Dataset content |
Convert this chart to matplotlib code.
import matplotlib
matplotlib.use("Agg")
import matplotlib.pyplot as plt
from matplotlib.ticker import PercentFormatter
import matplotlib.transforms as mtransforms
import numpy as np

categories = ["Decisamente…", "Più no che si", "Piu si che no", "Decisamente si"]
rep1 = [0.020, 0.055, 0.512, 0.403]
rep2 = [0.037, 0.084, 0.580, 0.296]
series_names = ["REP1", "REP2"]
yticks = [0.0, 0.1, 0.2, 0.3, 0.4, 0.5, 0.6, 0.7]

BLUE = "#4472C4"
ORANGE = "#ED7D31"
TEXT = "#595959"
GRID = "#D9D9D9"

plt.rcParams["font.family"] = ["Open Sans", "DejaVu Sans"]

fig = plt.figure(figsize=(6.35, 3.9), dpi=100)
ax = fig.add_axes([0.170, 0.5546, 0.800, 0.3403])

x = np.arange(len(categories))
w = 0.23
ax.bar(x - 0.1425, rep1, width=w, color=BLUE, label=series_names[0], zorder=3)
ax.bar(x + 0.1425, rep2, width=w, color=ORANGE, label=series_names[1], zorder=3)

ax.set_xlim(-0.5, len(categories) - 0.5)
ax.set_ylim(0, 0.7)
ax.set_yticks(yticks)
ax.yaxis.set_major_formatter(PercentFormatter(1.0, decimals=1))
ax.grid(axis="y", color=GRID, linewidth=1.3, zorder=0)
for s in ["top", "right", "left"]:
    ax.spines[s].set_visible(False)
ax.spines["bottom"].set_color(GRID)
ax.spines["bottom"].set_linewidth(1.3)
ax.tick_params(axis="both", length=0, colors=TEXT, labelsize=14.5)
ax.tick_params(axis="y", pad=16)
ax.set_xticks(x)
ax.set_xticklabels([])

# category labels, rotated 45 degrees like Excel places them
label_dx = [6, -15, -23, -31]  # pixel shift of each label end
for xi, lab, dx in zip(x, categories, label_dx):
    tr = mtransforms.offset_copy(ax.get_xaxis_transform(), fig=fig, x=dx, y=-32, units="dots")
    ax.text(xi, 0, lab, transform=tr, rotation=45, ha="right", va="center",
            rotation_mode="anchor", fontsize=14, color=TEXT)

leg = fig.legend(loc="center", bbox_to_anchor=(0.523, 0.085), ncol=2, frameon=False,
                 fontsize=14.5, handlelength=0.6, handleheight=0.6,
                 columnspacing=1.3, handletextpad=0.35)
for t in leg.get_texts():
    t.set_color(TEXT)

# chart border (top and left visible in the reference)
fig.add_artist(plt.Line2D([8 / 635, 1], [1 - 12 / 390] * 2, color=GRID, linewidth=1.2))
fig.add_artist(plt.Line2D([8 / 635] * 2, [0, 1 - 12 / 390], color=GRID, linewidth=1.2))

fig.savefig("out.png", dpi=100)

Exercise description |
Copy the material above verbatim.

Solution for this problem |
Convert this chart to matplotlib code.
import matplotlib
matplotlib.use("Agg")
import matplotlib.pyplot as plt
from matplotlib.ticker import PercentFormatter
import matplotlib.transforms as mtransforms
import numpy as np

categories = ["Decisamente…", "Più no che si", "Piu si che no", "Decisamente si"]
rep1 = [0.020, 0.055, 0.512, 0.403]
rep2 = [0.037, 0.084, 0.580, 0.296]
series_names = ["REP1", "REP2"]
yticks = [0.0, 0.1, 0.2, 0.3, 0.4, 0.5, 0.6, 0.7]

BLUE = "#4472C4"
ORANGE = "#ED7D31"
TEXT = "#595959"
GRID = "#D9D9D9"

plt.rcParams["font.family"] = ["Open Sans", "DejaVu Sans"]

fig = plt.figure(figsize=(6.35, 3.9), dpi=100)
ax = fig.add_axes([0.170, 0.5546, 0.800, 0.3403])

x = np.arange(len(categories))
w = 0.23
ax.bar(x - 0.1425, rep1, width=w, color=BLUE, label=series_names[0], zorder=3)
ax.bar(x + 0.1425, rep2, width=w, color=ORANGE, label=series_names[1], zorder=3)

ax.set_xlim(-0.5, len(categories) - 0.5)
ax.set_ylim(0, 0.7)
ax.set_yticks(yticks)
ax.yaxis.set_major_formatter(PercentFormatter(1.0, decimals=1))
ax.grid(axis="y", color=GRID, linewidth=1.3, zorder=0)
for s in ["top", "right", "left"]:
    ax.spines[s].set_visible(False)
ax.spines["bottom"].set_color(GRID)
ax.spines["bottom"].set_linewidth(1.3)
ax.tick_params(axis="both", length=0, colors=TEXT, labelsize=14.5)
ax.tick_params(axis="y", pad=16)
ax.set_xticks(x)
ax.set_xticklabels([])

# category labels, rotated 45 degrees like Excel places them
label_dx = [6, -15, -23, -31]  # pixel shift of each label end
for xi, lab, dx in zip(x, categories, label_dx):
    tr = mtransforms.offset_copy(ax.get_xaxis_transform(), fig=fig, x=dx, y=-32, units="dots")
    ax.text(xi, 0, lab, transform=tr, rotation=45, ha="right", va="center",
            rotation_mode="anchor", fontsize=14, color=TEXT)

leg = fig.legend(loc="center", bbox_to_anchor=(0.523, 0.085), ncol=2, frameon=False,
                 fontsize=14.5, handlelength=0.6, handleheight=0.6,
                 columnspacing=1.3, handletextpad=0.35)
for t in leg.get_texts():
    t.set_color(TEXT)

# chart border (top and left visible in the reference)
fig.add_artist(plt.Line2D([8 / 635, 1], [1 - 12 / 390] * 2, color=GRID, linewidth=1.2))
fig.add_artist(plt.Line2D([8 / 635] * 2, [0, 1 - 12 / 390], color=GRID, linewidth=1.2))

fig.savefig("out.png", dpi=100)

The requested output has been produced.